O’Leary reached the semi-finals of both the Champions League and UEFA Cup, securing three top-four finishes in four seasons at Elland Road. They were one of the best Premier League sides never to win a trophy. That he hasn’t coached since a brief stint in the United Arab Emirates in 2011 – and not at all in the Premier League for 13 years – is unfortunate, given the merry-go-round nature of modern management.
2) Tony Pulis
“Wenger is perceived to be a genius, but he hasn’t delivered a trophy in six years,” said Tony Pulis of the Arsenal manager in October 2010. It was less pot calling the kettle black, more knackered old stove calling out a state-of-the-art oven for producing sh*t meals.
That obviously does a great disservice to Pulis, the very definition of a manager with no hidden dimensions or surprises. What you see is what you get with the Welshman: a purveyor of the defensive game who is eminently more likely to conduct an entire press conference standing up while wearing a club-branded cap than use the young, diminutive and skilful winger he loaned from a Premier League side at the start of the season.
He came up from the Third Division with Gillingham as runners-up in 1996, and guided Stoke to the promised Premier League land, standing second on the Championship podium in 2008. The Potters were even a Yaya Toure goal away from tasting FA Cup glory in the 2011 final, once again bridesmaids bound never to be wed.
Pulis never placed higher than 10th nor lower than 14th in the nine seasons he finished as a Premier League manager, only ever earning between 42 and 47 points across three separate spells at Stoke, Crystal Palace and West Brom. Even after his eventual Baggies sacking and self-imposed relegation to second-tier Middlesbrough, such unerring consistency is ridiculous.
1) Mauricio Pochettino
Like the fluctuating levels of FA Cup magic, the dominance or demise of Premier League clubs in Europe or the degree to which international football is broken, Mauricio Pochettino’s lack of honours has become one of the sport’s interminable debates, destined to be dredged up as a laborious topic at intermittent points throughout the season.

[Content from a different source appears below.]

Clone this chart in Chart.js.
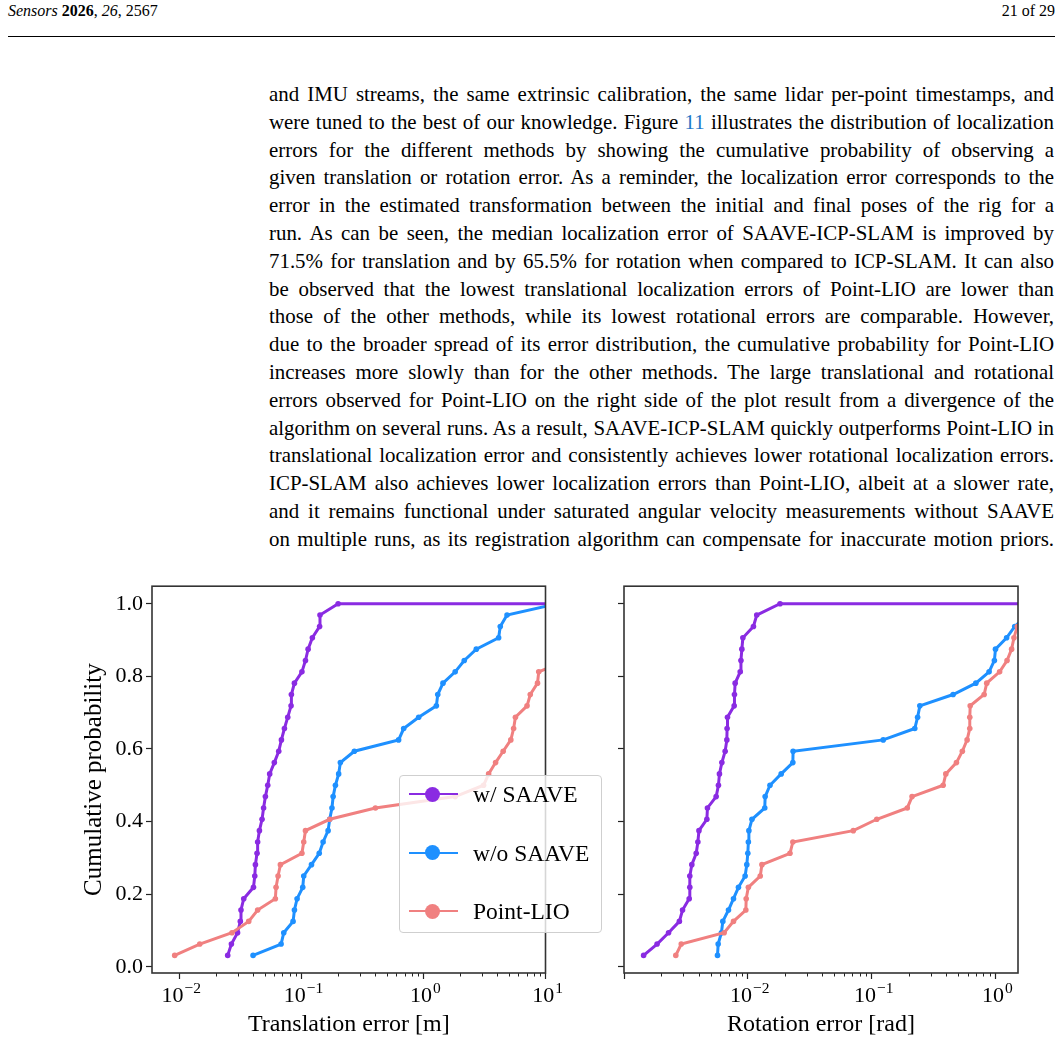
<!DOCTYPE html>
<html><head><meta charset="utf-8">
<script src="https://cdn.jsdelivr.net/npm/chart.js@4/dist/chart.umd.min.js"></script>
<style>
html,body{margin:0;padding:0;background:#fff;}
body{width:1063px;height:1041px;position:relative;overflow:hidden;font-family:"Liberation Serif","Times New Roman",serif;color:#000;}
#hdrL{position:absolute;left:8px;top:2px;font-size:16px;}
#hdrR{position:absolute;right:8px;top:2px;font-size:16px;}
#rule{position:absolute;left:8px;top:36px;width:1047px;height:0;border-top:1.3px solid #000;}
#para{position:absolute;left:269px;top:81px;width:785px;font-size:19.3px;line-height:27.8px;}
#para div{text-align:justify;text-align-last:justify;}
.lnk{color:#1f78c8;}
canvas{position:absolute;}
#c1{left:79px;top:570px;}
#c2{left:570px;top:570px;}
#legend{position:absolute;left:399px;top:775px;width:201px;height:156px;border:1px solid #cfcfcf;border-radius:4px;background:rgba(255,255,255,0.8);z-index:5;}
.lrow{position:absolute;left:0;width:100%;height:0;}
.lline{position:absolute;left:9px;width:49px;height:2px;top:-1px;}
.ldot{position:absolute;left:25px;width:15px;height:15px;border-radius:50%;top:-7.5px;}
.ltxt{position:absolute;left:73px;top:-14px;font-size:23.5px;line-height:28px;white-space:nowrap;}
.xtl{position:absolute;transform:translateX(-50%);font-size:22px;line-height:24px;white-space:nowrap;}
.xtl .ex{position:relative;top:-9px;font-size:15.5px;margin-left:1px;}
</style></head>
<body>
<div id="hdrL"><i>Sensors</i> <b>2026</b>, <i>26</i>, 2567</div>
<div id="hdrR">21 of 29</div>
<div id="rule"></div>
<div id="para">
<div>and IMU streams, the same extrinsic calibration, the same lidar per-point timestamps, and</div>
<div>were tuned to the best of our knowledge. Figure <span class="lnk">11</span> illustrates the distribution of localization</div>
<div>errors for the different methods by showing the cumulative probability of observing a</div>
<div>given translation or rotation error. As a reminder, the localization error corresponds to the</div>
<div>error in the estimated transformation between the initial and final poses of the rig for a</div>
<div>run. As can be seen, the median localization error of SAAVE-ICP-SLAM is improved by</div>
<div>71.5% for translation and by 65.5% for rotation when compared to ICP-SLAM. It can also</div>
<div>be observed that the lowest translational localization errors of Point-LIO are lower than</div>
<div>those of the other methods, while its lowest rotational errors are comparable. However,</div>
<div>due to the broader spread of its error distribution, the cumulative probability for Point-LIO</div>
<div>increases more slowly than for the other methods. The large translational and rotational</div>
<div>errors observed for Point-LIO on the right side of the plot result from a divergence of the</div>
<div>algorithm on several runs. As a result, SAAVE-ICP-SLAM quickly outperforms Point-LIO in</div>
<div>translational localization error and consistently achieves lower rotational localization errors.</div>
<div>ICP-SLAM also achieves lower localization errors than Point-LIO, albeit at a slower rate,</div>
<div>and it remains functional under saturated angular velocity measurements without SAAVE</div>
<div>on multiple runs, as its registration algorithm can compensate for inaccurate motion priors.</div>
</div>
<canvas id="c1" width="487" height="469"></canvas>
<canvas id="c2" width="493" height="469"></canvas>
<div id="legend"></div>
<script>
// ---- data ----
const seriesNames = ['w/ SAAVE', 'w/o SAAVE', 'Point-LIO'];
const seriesColors = ['#8a2be2', '#1e90ff', '#f08080'];
const cumProb = [0.0313,0.0625,0.0938,0.125,0.1563,0.1875,0.2188,0.25,0.2813,0.3125,0.3438,0.375,0.4063,0.4375,0.4688,0.5,
                 0.5313,0.5625,0.5938,0.625,0.6563,0.6875,0.7188,0.75,0.7813,0.8125,0.8438,0.875,0.9063,0.9375,0.9688,1.0];
const transSaave = [0.0249,0.0267,0.030,0.0316,0.032,0.0337,0.0405,0.0415,0.042,0.0433,0.0438,0.0453,0.0476,0.049,0.0507,0.053,
                    0.055,0.060,0.0652,0.0686,0.0726,0.0773,0.0823,0.0828,0.0877,0.101,0.108,0.1135,0.123,0.141,0.142,0.2];
const transNoSaave = [0.0402,0.0682,0.0717,0.0855,0.0877,0.0922,0.1026,0.1045,0.121,0.140,0.1506,0.1655,0.1706,0.178,0.182,0.19,
                      0.202,0.2086,0.2716,0.626,0.689,0.914,1.276,1.31,1.446,1.82,2.16,2.71,4.13,4.26,4.84,12.3];
const transPointLio = [0.00916,0.0147,0.027,0.037,0.0438,0.0612,0.062,0.0644,0.0673,0.101,0.1045,0.108,0.1706,0.404,1.82,3.11,
                       3.42,3.9,4.5,5.2,5.48,5.67,7.06,7.5,8.6,8.8,15,18,22,27,32,38];
const transCdfEnd = 40;   // largest translation error: every curve stays at 1.0 up to it
const rotSaave = [0.00144,0.00185,0.00229,0.0028,0.00297,0.00336,0.0034,0.0034,0.00353,0.00383,0.00395,0.00403,0.00467,0.00472,0.00555,0.00579,
                  0.0059,0.00617,0.00656,0.00677,0.0068,0.00685,0.00776,0.0078,0.0079,0.00868,0.0088,0.00895,0.00912,0.0111,0.0118,0.0182];
const rotNoSaave = [0.00569,0.00576,0.00612,0.00628,0.00698,0.00766,0.0084,0.00951,0.00981,0.0100,0.0101,0.0102,0.0108,0.0137,0.0138,0.0151,
                    0.0186,0.0231,0.0232,0.124,0.223,0.235,0.245,0.455,0.694,0.888,0.98,1.0,1.23,1.43,1.8,2.08];
const rotPointLio = [0.00262,0.0029,0.00644,0.00766,0.00964,0.0097,0.0101,0.0126,0.013,0.0219,0.0231,0.0711,0.11,0.194,0.212,0.378,
                     0.397,0.484,0.54,0.59,0.62,0.62,0.625,0.81,0.85,1.08,1.24,1.35,1.41,1.5,1.8,2.0];
const rotCdfEnd = 2.1;    // largest rotation error
const yTickValues = [0, 0.2, 0.4, 0.6, 0.8, 1.0];
const transMajorTicks = [0.01, 0.1, 1, 10];
const transTickExp = ['\u22122', '\u22121', '0', '1'];
const rotMajorTicks = [0.001, 0.01, 0.1, 1];
const rotTickExp = ['', '\u22122', '\u22121', '0'];
const minorMultipliers = [2,3,4,5,6,7,8,9];
const transRange = [0.00597, 10];
const rotRange = [0.0010, 1.52];
const yRange = [-0.0172, 1.0484];

const FONT = '"Liberation Serif","Times New Roman",serif';

// fit paragraph font so the widest line just fits
(function fitPara() {
  const para = document.getElementById('para');
  const lines = [...para.children];
  lines.forEach(d => { d.style.display = 'inline-block'; d.style.whiteSpace = 'nowrap'; });
  const maxW = Math.max(...lines.map(d => d.getBoundingClientRect().width));
  const fs = Math.min(21, 19.3 * 781 / maxW);
  lines.forEach(d => { d.style.display = ''; d.style.whiteSpace = ''; });
  para.style.fontSize = fs + 'px';
})();

function makeDatasets(seriesList, cdfEnd) {
  return seriesList.map((vals, i) => {
    const pts = vals.map((v, j) => ({x: v, y: cumProb[j]}));
    pts.push({x: cdfEnd, y: cumProb[cumProb.length - 1]});
    return {
      label: seriesNames[i],
      data: pts,
      borderColor: seriesColors[i],
      backgroundColor: seriesColors[i],
      pointBackgroundColor: seriesColors[i],
      pointBorderWidth: 0,
      pointRadius: c => c.dataIndex === pts.length - 1 ? 0 : 2.8,
      borderWidth: 3,
      tension: 0,
      order: 3 - i
    };
  });
}

const framePlugin = {
  id: 'frame',
  afterDraw(chart) {
    const {ctx, chartArea: a} = chart;
    const xs = chart.scales.x;
    ctx.save();
    ctx.strokeStyle = '#222';
    ctx.lineWidth = 1;
    chart.options.custom.majors.forEach(m => {
      minorMultipliers.forEach(k => {
        const v = m * k;
        if (v > xs.min && v < xs.max) {
          const px = Math.round(xs.getPixelForValue(v)) + 0.5;
          ctx.beginPath(); ctx.moveTo(px, a.bottom); ctx.lineTo(px, a.bottom + 3.5); ctx.stroke();
        }
      });
    });
    ctx.strokeStyle = '#333';
    ctx.lineWidth = 1.6;
    ctx.strokeRect(a.left, a.top, a.right - a.left, a.bottom - a.top);
    ctx.restore();
  }
};

function makeChart(id, seriesList, cdfEnd, xRange, majors, xTitle, showY, yWidth, padRight) {
  return new Chart(document.getElementById(id), {
    type: 'line',
    data: { datasets: makeDatasets(seriesList, cdfEnd) },
    plugins: [framePlugin],
    options: {
      custom: { majors: majors },
      responsive: false,
      animation: false,
      devicePixelRatio: 1,
      layout: { padding: { top: 10, right: padRight, left: 0, bottom: 0 } },
      plugins: { legend: { display: false }, tooltip: { enabled: false } },
      scales: {
        x: {
          type: 'logarithmic',
          min: xRange[0], max: xRange[1],
          afterBuildTicks: s => { s.ticks = majors.filter(v => v >= xRange[0] && v <= xRange[1]).map(v => ({value: v, major: true})); },
          afterFit: s => { s.height = 66; },
          ticks: { autoSkip: false, maxRotation: 0, padding: 2, color: '#000', font: { family: FONT, size: 22 }, callback: () => '' },
          grid: { drawOnChartArea: false, drawTicks: true, tickLength: 6, tickColor: '#222', tickWidth: 1.2 },
          border: { display: false },
          title: { display: true, text: xTitle, color: '#000', font: { family: FONT, size: 24 }, padding: { top: 0, bottom: 0 } }
        },
        y: {
          type: 'linear',
          min: yRange[0], max: yRange[1],
          afterBuildTicks: s => { s.ticks = yTickValues.map(v => ({value: v})); },
          afterFit: s => { s.width = yWidth; },
          ticks: { padding: 3, color: '#000', font: { family: FONT, size: 22 }, callback: (v) => showY ? v.toFixed(1) : '' },
          grid: { drawOnChartArea: false, drawTicks: true, tickLength: 6, tickColor: '#222', tickWidth: 1.2 },
          border: { display: false },
          title: { display: showY, text: 'Cumulative probability', color: '#000', font: { family: FONT, size: 25 }, padding: { top: 0, bottom: 0 } }
        }
      }
    }
  });
}

// x tick labels as HTML text (10 with superscript), placed with the chart's own scale
function addTickLabels(chart, canvasId, majors, exps) {
  const cv = document.getElementById(canvasId);
  const cl = parseFloat(getComputedStyle(cv).left), ct = parseFloat(getComputedStyle(cv).top);
  const xs = chart.scales.x, a = chart.chartArea;
  majors.forEach((v, i) => {
    if (!exps[i] || v < xs.min || v > xs.max * 1.0001) return;
    const d = document.createElement('div');
    d.className = 'xtl';
    d.innerHTML = '10<span class="ex">' + exps[i] + '</span>';
    d.style.left = (cl + xs.getPixelForValue(v) + 2) + 'px';
    d.style.top = (ct + a.bottom + 10) + 'px';
    document.body.appendChild(d);
  });
}

const ch1 = makeChart('c1', [transSaave, transNoSaave, transPointLio], transCdfEnd, transRange, transMajorTicks, 'Translation error [m]', true, 73, 20.5);
const ch2 = makeChart('c2', [rotSaave, rotNoSaave, rotPointLio], rotCdfEnd, rotRange, rotMajorTicks, 'Rotation error [rad]', false, 54, 45);
addTickLabels(ch1, 'c1', transMajorTicks, transTickExp);
addTickLabels(ch2, 'c2', rotMajorTicks, rotTickExp);

// legend
const lg = document.getElementById('legend');
const rowCenters = [18, 76.5, 135];
seriesNames.forEach((n, i) => {
  const r = document.createElement('div');
  r.className = 'lrow';
  r.style.top = rowCenters[i] + 'px';
  r.innerHTML = '<div class="lline" style="background:' + seriesColors[i] + '"></div>' +
                '<div class="ldot" style="background:' + seriesColors[i] + '"></div>' +
                '<div class="ltxt">' + n + '</div>';
  lg.appendChild(r);
});
</script>
</body></html>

To have no opinion is to have the wrong opinion. One must either consider Pochettino’s empty trophy cabinet as a slur on the game itself and an example of his limitations as a coach, or merely a reflection of the silverware-starved teams he has managed. The middle ground – that he has exceeded expectations wherever he has gone without having anything tangible to show for it – is uninhabitable.
Would winning the FA Cup really augment his reputation? Should his time at Espanyol be largely overlooked because he failed to deliver an unthinkable Copa del Rey? Is his ability to shatter glass ceilings worth nothing because he doesn’t have an Argentinean league title to his name?
He took over a Tottenham team that had finished sixth, ten points behind fourth, in 2014. They have since come fifth, third, second and third, reaching one cup final, two semi-finals and a Champions League quarter-final under his tutelage. Yet the lack of an FA Cup is enough for some to scoff at his credentials.
When asked about Tottenham’s priorities for the upcoming season, with European glory still a distant but distinct possibility this campaign, Daniel Levy captured the conundrum. Tottenham’s chairman said Pochettino “wants to win all four competitions”, but that the Premier League and Champions League “are the main competitions you’re judged on”.
It will forever remain that way. Tottenham had never finished above fourth in the Premier League and had enjoyed a single season in the Champions League in their entire history before his appointment, but they are now required to win one or the other for Pochettino to be given his due. That only ten managers have ever won more Premier League games is too often forgotten.